The Colombia Project

Colombia has been plagued with large-scale rights violations including the internal displacement of more than three million people in only 10 years.

There are constant attacks by armed forces against human rights defenders, the displaced population and the civil population in general. Minorities fear attacks against them that are so-called “social cleansing” activities and the country is overwhelmed with the production and distribution of illegal drugs.

After many requests from local human rights workers and a careful study of the human rights situation in the country, we opened the Colombia Project in 1993.

We knew that the challenge ahead of us would be enormous; Colombia is not only a country with profound regional differences, but also the conflict there is complex and long-lasting.
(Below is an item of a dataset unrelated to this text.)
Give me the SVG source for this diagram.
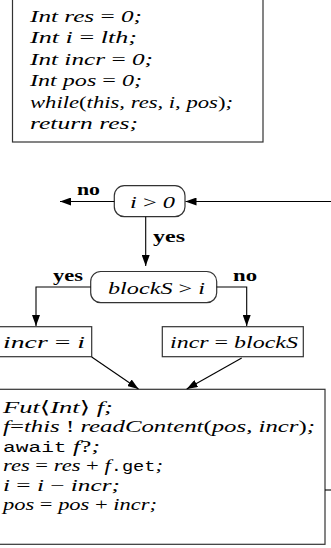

In the face of all these massive human rights challenges, we knew we could rely on one fundamental factor; the many Colombians who have a determination to resolve these conflicts and an unconditional respect for human rights.

David Ravelo is one of these Colombians. In fact, he is one of the most threatened human rights defenders in Barrancabermeja and the Magdalena Medio region.

Ravelo has received many death threats in his life, but they have intensified since April 2010. On July 15, during an interview with us, he answered the phone to learn that his son had just received a call warning him that his father would be killed before July 20.

“Well son, don’t worry,” Ravelo responded. “I’ll be careful.”

By careful, Ravelo was referring to his three bodyguards, an armoured car, a steel-plated door and camera at his office, and our protective accompaniment. These are all measures used to discourage attacks from happening. However, Ravelo and others like him still remain vulnerable.

Despite this difficult environment, Colombian human rights organizations, defenders and displaced communities continue to work. They continue to promote human rights and social justice even in the absence of any physical or moral safety.

To aid in their efforts, we carry out our work in Colombia with a sub-team each in the areas of Bogotá, Barrancabermeja, Medellín and Urabá. Each team meets with civil and military authorities, the church, international organizations and the diplomatic corps on top of their regular accompaniment work.

Our efforts in Colombia would not be possible without the work that we do in Canada.

Here at home, through volunteer recruitment and the formation of political support networks with local communities, organizations and government representatives, we work to build awareness of the threats against both human rights themselves and the defenders we accompany in the field. We also strive to inform the public about the effectiveness of non-violent strategies for addressing conflict.

As is the case with other Peace Brigades International country groups, PBI-Canada is an “anchor” from which the organization’s political and educational work is undertaken. Our work is a necessary compliment to the work of PBI volunteers in the field.

Our presence in places like Colombia discourages violence against human rights workers because our field volunteers are the symbolic representation of a global movement. This movement includes individuals, organizations and governments who care about what happens to those who work in favour of human rights and will respond to any threats against the personal safety and security of those activists.